Но мораль, где же мораль? Любезный читатель, в каждом факте, в малейшей тени факта, что мы называем поэмой, заключаются сотни, миллионы нравственных учений, смотря по тому, как читать их. Из сотни или миллиона нравственных учений, содержащихся и в настоящем факте, я советую тебе в особенности принять к сердцу одно, стоящее остальных: «Я также достиг неизмеримого, таинственного блага жить, и мне даны способности. Должен ли я развивать их в честную или жаждущую одних только чувственных наслаждений деятельность? Или, следуя примеру большинства так называемых порядочных людей, удовлетворять в одно и то же время потребностям той и другой?» Решение этого вопроса крайне важно, – смотри не ошибись при выборе.

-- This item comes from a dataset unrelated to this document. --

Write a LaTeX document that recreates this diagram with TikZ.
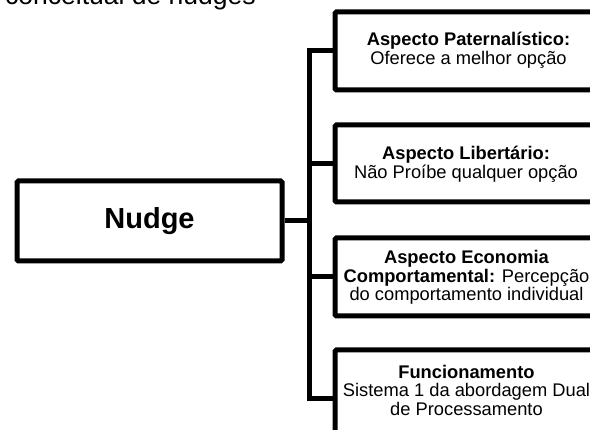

Взгляни на дело Калиостро, как на все другие дела, с сердцем, с умом, взгляни на него не только «логически», но и «мистически», и тебе будет ясна та беспристрастная истина, что в великой книге истории самый крупный пасквиль находится в чудесной связи с самым героическим событием, как находится в связи всеозаряющий свет с непроглядным мраком или как уродливые корни находятся в связи с красивыми ветвями, листьями, цветами и плодами, с которыми все вместе они составляют дерево. Припомни, не знавал ли ты общественных шарлатанов более высокого полета, чем наш шарлатан, которые не могли быть упрятаны в крепость Св. Ангела, но в образе великих мира сего совершали свой шарлатанский путь, превращая целые области в одну громадную египетскую ложу, из которой, по своему усмотрению, выжимали деньги и кровь. Припомни также, не встречал ли ты в частной жизни шарлатанов, бесчисленных, как песок морской, бьющихся изо всех сил сделаться хоть полу-Калиострами, – неспособных, жалких ублюдков, перед которыми настоящий Калиостро недосягаемый идеал.
Таков мир. Изучай, презирай и люби его и смело иди своей дорогой, подняв взор к высшим путеводным звездам.
Бриллиантовое ожерелье
Глава I Век романтизма
Век романтизма еще не прошел, он никогда не кончится, а если мы хорошенько поразмыслим, то не заметим даже и малейшего упадка в нем. «Страсти, – говорят, – вытесняются социальными формами, сильных же страстей и вовсе не видать». Нет, есть еще страсти, которые достаточно сильны, чтоб населять сумасшедшие дома, никогда, впрочем, не остающиеся без обитателей; есть еще страсти, заставляющие человека вешаться на столбах своей кровати или доводящие его до вновь усовершенствованной виселицы на западном конце Ньюгейта. Страсть, разбивающая вдребезги жизнь, в которой она образовалась, имеет значение уже в том отношении, что ни одна страсть не проявляла большей силы даже в самый цветущий период романтизма. В страстях, благодаря ли небесным или адским силам, у нас недостатка никогда не будет.
Относительно же социальных форм мы должны сознаться, что они довольно натянутого характера и втискивают людей в жалкие рамки прозаической жизни, так что мы невольно спрашиваем: «Где же романтизм?» «А где его нет», – ответим мы по обычаю шотландцев. Взглянем на бессмертную человеческую природу, способности и назначение которой стремятся в вечность, а благодаря нянькам, наставникам, болтовне старых баб (называемой «общественным мнением»), предрассудкам, привычкам, невежеству и бедности превратившуюся в тот жалкий образчик, который мы встречаем на всех перекрестках. Взглянем на «человека, созданного Богом», но лишенного человеческого характера, принужденного существовать наподобие автомата или мумии, джентльмена или джигмена6 и таким образом продавать свое прирожденное право вечности за жалкое право есть три раза в день. Не видим ли мы, если у нас есть только глаза, в этом явлении в высшей степени романтический и трагический элемент?